The compiler is unknown. The collection has the second of two Yǔ Hóugāo shū but not the first — the editorial selection was deliberate. The Huángzǔ shílù however is presumptuous in its title: huáng and kǎo in the Lǐjīng are emperor-only honorifics; the shílù genre name was reserved by Sòng-period regulation for sovereigns. Áo, predating these strictures, can be allowed his huángzǔ; but the shílù name, applied to his grandfather’s biographical record, exceeds the TángSòng convention.
[Long discussion of the (false) attribution of two stray verses to Lǐ Áo follows: a piece in the Chuándēng lù (the dialogue with the Chán master Yàoshān) and an inscription poem from a Zhèngzhōu stele. Lǐu Pān’s Zhōngshān shīhuà notes that the Zhèngzhōu Lǐ Áo is a different person (the Zhèngzhōu cìshǐ, not Hán Yù’s disciple); Wáng Móu argues otherwise on the basis of the Sēnglù. The tíyào sides with Liú Pān. The Zhèngzhōu inscription is a different Lǐ Áo; the Yàoshān dialogue verse, like Hán Yù’s Dàdiān sānshū, is a Buddhist forgery to claim Lǐ Áo’s posthumous adherence.]
Abstract
Lǐ Áo (772–841) is the philosophical pole of the Hán Yù gǔwén movement: the Fùxìng shū — composed in three parts, in the Yuánhé period — is the foundational pre-Sòng treatise on xìng (nature), qíng (feeling/emotion), and chéng (sincerity). Its terminological apparatus (tiānmìng zhī wèi xìng, míngshàn fùxìng) directly anticipates the ChéngZhū learning and was acknowledged by Zhū Xī as proto-orthodox. The collection also contains substantial epigraphic and xíngzhuàng (biographical) prose, including the Lǐ Hànlíng zhuàn (his uncle), the Hán Wéngōng xíngzhuàng (the principal source for Hán Yù’s late career), and the Láinán lù (the diary of his journey from Chángān to Língnán in 809–810, the first surviving Chinese travel diary). The transmission is solid through the Sòng (recorded in Táng yìwénzhì, Sū Tiānjué Yuán holding, Chén Zhènsūn descriptive bibliography) but the Míng Jǐngtài manuscript line is corrupt; the WYG follows the Máo Jìn Jígǔ gé re-collation.
Translations and research
- Barrett, T. H. 1992. Li Ao: Buddhist, Taoist, or Neo-Confucian? Oxford UP. The principal English-language monograph; treats the Fù-xìng shū in the context of Lǐ’s broader thought.

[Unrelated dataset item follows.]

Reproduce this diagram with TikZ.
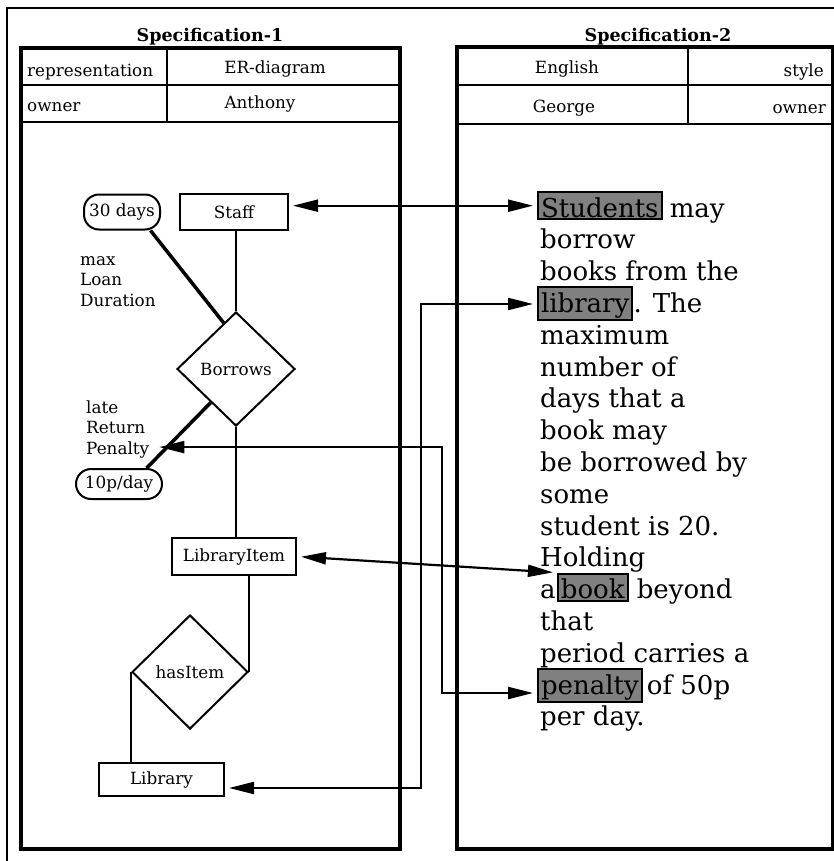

- Hartman, Charles. 1986. Han Yü and the T’ang Search for Unity. Princeton UP. Substantial chapter on Lǐ Áo.
- Tillman, Hoyt Cleveland. 1992. Confucian Discourse and Chu Hsi’s Ascendancy. Hawai’i. Treats the Sòng reception of the Fù-xìng shū.
- 王开元 Wáng Kāi-yuán. 2002. Lǐ Áo nián-pǔ 李翱年譜. Tài-běi.
Other points of interest
The Láinán lù (in juǎn 18) is the earliest surviving Chinese rìjì (literary diary), recording Lǐ Áo’s official posting from Chángān to Língnán in Yuánhé 4 (809) — predating Lù Yóu’s RùShǔ jì by some 360 years. Modern scholarship treats it as the prototype of the genre. The tíyào’s defensive treatment of the absent verse — both arguing against the Zhèngzhōu stele attribution and reading the surviving silly Xìzèng piece as proof Lǐ wrote no other verse — is one of its more elaborate single-text textual-critical operations.